A rebound in the price of oil is set to improve economic growth in the Middle East and North Africa from 3.1 percent to 3.4 percent this year, a revised forecast from the International Monetary Fund (IMF) has said.
"In the Middle East, oil exporters are benefiting from the recent modest recovery in oil prices while continuing fiscal consolidation in response to structurally lower oil revenues," the IMF said.
However, the global body also downgraded the region’s forecast for 2017 from 3.5 percent to 3.3 percent, citing “geopolitical tensions, domestic armed strife, and terrorism”.

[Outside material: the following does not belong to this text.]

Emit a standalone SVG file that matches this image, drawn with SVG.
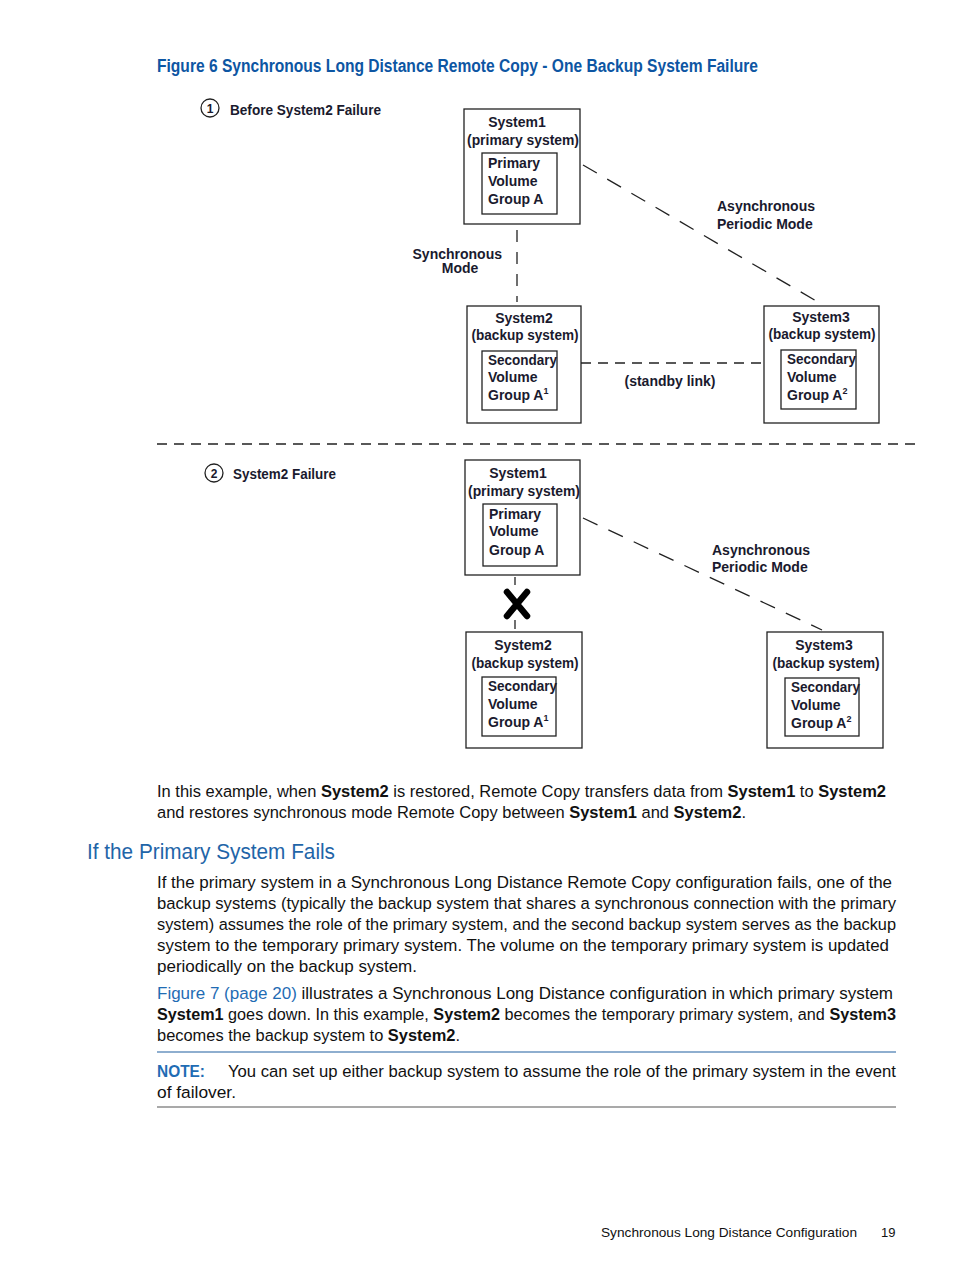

For Saudi Arabia, the IMF retained its forecast of 1.2 percent growth for this year, and raised its forecast for 2017 by 0.1 percent to 2.0 percent growth.
In a recent report, the IMF also said that the oil price slide would cost almost $450 billion in lost energy exports to Algeria and the GCC countries, while their cumulative budget shortfalls would hit $900 billion by 2021.
From the global perspective, the IMF said that it had cut its forecast by 0.1 percent for this year and 2017, to 3.1 percent and 3.4 percent respectively, due to uncertainty caused by Britain’s decision to leave the European Union.
“This uncertainty is projected to take a toll on confidence and investment, including through its repercussions on financial conditions and market sentiment more generally,” the IMF said.
For the UK itself, the agency revised economic growth down by 0.2 percent this year to 1.7 percent, and by 0.9 percent in 2017 to 1.3 percent.